• _Records for processing_:
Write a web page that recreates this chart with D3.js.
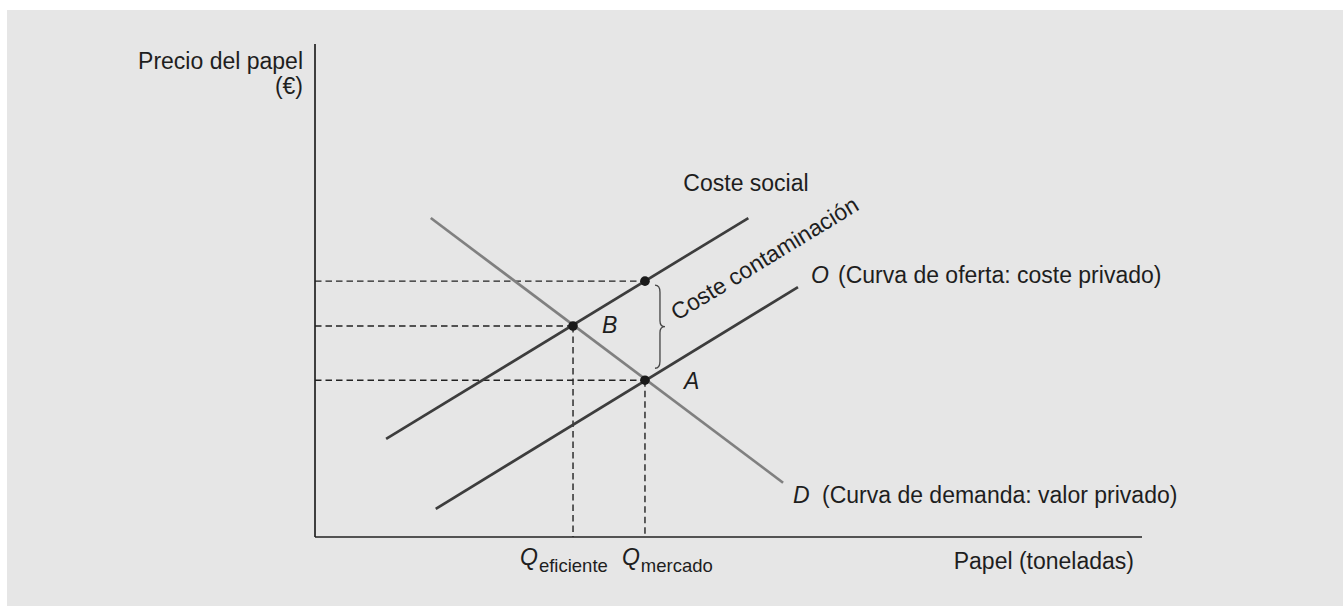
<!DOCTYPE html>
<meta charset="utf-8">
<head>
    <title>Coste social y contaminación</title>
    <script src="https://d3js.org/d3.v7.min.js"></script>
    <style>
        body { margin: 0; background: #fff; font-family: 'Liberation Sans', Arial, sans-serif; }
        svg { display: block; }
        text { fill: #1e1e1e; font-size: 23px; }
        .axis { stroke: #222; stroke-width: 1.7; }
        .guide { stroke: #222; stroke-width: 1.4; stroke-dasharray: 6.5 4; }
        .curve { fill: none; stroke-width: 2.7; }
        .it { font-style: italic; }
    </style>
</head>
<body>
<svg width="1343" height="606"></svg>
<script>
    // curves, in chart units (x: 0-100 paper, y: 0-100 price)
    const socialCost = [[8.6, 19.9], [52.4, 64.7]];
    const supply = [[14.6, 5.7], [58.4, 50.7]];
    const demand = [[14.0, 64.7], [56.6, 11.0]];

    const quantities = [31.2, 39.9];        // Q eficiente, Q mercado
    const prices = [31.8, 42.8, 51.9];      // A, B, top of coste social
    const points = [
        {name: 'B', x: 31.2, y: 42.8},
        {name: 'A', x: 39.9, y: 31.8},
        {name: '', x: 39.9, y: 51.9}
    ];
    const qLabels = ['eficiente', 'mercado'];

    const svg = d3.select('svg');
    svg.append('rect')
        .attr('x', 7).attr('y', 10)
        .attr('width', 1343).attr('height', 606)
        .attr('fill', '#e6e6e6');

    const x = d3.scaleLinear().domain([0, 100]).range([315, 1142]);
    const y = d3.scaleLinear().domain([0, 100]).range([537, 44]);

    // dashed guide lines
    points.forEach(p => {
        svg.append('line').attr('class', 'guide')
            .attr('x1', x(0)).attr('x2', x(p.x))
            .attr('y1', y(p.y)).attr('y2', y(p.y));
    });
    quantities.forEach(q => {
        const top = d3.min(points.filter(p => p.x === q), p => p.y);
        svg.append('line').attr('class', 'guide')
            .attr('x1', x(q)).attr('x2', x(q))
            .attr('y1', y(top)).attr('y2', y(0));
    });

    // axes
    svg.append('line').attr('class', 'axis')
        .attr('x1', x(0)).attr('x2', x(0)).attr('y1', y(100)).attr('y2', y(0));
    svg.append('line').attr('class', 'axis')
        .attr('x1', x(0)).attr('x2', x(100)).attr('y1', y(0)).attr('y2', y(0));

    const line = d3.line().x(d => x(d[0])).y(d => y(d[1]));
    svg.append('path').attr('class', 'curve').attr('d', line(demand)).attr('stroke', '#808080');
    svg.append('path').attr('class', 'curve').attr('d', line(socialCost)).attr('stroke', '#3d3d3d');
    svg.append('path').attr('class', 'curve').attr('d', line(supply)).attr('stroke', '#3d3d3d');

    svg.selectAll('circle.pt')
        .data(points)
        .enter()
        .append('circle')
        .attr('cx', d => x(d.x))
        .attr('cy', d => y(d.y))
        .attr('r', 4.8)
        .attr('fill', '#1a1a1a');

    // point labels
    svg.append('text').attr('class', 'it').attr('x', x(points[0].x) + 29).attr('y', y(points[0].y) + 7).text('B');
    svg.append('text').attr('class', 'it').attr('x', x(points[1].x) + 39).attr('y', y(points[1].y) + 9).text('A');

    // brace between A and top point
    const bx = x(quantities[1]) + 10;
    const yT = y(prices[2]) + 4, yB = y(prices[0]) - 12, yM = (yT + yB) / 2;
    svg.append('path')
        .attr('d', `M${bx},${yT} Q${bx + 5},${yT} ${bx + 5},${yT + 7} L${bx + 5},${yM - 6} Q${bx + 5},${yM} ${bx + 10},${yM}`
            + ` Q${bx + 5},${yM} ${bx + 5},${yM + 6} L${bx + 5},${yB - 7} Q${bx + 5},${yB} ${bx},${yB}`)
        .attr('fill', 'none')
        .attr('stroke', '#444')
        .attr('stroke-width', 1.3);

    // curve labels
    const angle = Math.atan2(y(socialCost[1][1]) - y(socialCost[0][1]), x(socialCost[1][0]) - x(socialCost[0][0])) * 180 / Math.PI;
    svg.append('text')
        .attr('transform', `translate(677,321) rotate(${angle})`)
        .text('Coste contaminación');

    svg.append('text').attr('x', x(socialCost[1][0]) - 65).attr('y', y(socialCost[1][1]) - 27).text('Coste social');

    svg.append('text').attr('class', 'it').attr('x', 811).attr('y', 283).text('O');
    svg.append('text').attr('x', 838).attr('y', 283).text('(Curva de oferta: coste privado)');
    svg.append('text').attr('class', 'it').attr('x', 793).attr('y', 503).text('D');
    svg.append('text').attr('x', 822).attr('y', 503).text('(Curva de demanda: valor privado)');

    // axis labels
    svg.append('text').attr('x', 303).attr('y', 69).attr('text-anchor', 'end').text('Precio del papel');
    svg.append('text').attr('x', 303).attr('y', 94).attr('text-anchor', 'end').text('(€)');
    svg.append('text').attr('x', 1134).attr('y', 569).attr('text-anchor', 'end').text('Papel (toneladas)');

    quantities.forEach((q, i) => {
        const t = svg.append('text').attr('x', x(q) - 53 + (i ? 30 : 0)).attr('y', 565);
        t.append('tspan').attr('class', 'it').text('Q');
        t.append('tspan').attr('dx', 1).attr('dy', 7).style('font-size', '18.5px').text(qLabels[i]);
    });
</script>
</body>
--
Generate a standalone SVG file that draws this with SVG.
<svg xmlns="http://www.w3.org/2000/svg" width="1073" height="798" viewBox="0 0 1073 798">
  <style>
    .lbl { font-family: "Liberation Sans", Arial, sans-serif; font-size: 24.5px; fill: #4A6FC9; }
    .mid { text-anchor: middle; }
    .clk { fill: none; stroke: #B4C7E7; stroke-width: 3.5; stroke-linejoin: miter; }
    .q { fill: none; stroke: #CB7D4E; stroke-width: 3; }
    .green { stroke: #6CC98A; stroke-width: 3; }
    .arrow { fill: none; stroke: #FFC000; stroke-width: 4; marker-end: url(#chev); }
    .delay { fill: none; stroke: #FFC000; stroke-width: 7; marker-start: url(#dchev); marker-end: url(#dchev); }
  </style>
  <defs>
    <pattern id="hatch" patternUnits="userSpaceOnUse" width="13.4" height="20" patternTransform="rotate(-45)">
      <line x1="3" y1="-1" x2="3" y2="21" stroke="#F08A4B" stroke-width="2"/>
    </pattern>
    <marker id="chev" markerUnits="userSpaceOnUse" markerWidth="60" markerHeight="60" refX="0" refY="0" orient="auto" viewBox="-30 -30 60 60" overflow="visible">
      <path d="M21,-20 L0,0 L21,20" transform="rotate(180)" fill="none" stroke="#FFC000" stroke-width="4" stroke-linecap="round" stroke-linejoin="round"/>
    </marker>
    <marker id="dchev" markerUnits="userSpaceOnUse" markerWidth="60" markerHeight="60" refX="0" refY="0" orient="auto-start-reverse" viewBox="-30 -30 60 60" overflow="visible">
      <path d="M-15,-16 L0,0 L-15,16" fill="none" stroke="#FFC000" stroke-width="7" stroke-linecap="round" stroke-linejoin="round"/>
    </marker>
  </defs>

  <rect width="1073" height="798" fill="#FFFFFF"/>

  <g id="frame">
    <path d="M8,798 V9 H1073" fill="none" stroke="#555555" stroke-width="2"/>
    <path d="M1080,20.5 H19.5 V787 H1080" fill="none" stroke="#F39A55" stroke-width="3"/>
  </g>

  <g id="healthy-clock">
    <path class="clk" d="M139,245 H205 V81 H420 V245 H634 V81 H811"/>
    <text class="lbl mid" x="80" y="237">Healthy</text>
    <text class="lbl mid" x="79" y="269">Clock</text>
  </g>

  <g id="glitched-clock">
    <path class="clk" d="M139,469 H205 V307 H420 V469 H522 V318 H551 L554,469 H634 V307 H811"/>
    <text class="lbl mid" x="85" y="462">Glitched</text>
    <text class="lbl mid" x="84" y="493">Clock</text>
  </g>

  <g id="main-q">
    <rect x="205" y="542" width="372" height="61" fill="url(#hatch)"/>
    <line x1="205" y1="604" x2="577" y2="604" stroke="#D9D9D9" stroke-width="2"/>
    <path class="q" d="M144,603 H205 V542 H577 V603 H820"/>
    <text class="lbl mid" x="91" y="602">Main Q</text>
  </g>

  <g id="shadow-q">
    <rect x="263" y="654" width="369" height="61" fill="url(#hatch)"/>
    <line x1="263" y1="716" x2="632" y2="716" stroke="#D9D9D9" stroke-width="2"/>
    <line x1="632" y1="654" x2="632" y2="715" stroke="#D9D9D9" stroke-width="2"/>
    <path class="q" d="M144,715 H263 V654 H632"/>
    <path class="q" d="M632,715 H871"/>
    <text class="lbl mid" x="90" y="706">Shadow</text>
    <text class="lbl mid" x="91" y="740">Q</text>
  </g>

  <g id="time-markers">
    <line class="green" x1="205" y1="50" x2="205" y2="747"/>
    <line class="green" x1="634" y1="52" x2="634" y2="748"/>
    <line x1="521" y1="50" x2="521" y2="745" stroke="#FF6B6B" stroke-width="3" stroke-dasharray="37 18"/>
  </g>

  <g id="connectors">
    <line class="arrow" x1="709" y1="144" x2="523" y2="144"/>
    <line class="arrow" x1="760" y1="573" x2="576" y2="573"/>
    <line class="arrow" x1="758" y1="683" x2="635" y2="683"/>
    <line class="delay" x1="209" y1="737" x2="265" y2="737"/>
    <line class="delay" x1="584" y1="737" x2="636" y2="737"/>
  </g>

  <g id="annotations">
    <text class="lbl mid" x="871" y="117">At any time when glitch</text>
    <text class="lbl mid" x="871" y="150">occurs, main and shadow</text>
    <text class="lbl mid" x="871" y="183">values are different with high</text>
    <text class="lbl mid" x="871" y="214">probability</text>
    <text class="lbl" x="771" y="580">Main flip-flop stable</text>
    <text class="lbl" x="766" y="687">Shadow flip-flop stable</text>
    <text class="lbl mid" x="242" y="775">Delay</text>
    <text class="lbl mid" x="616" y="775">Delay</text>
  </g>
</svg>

• _Short exercise_:
Take the lines above starting at the one containing "Write a web" and ending at the one containing "const demand = [[14.0, 64.7], [56.6, 11.0]];", and print them again exactly, without pictures.

• _Task solution_:
Write a web page that recreates this chart with D3.js.
<!DOCTYPE html>
<meta charset="utf-8">
<head>
    <title>Coste social y contaminación</title>
    <script src="https://d3js.org/d3.v7.min.js"></script>
    <style>
        body { margin: 0; background: #fff; font-family: 'Liberation Sans', Arial, sans-serif; }
        svg { display: block; }
        text { fill: #1e1e1e; font-size: 23px; }
        .axis { stroke: #222; stroke-width: 1.7; }
        .guide { stroke: #222; stroke-width: 1.4; stroke-dasharray: 6.5 4; }
        .curve { fill: none; stroke-width: 2.7; }
        .it { font-style: italic; }
    </style>
</head>
<body>
<svg width="1343" height="606"></svg>
<script>
    // curves, in chart units (x: 0-100 paper, y: 0-100 price)
    const socialCost = [[8.6, 19.9], [52.4, 64.7]];
    const supply = [[14.6, 5.7], [58.4, 50.7]];
    const demand = [[14.0, 64.7], [56.6, 11.0]];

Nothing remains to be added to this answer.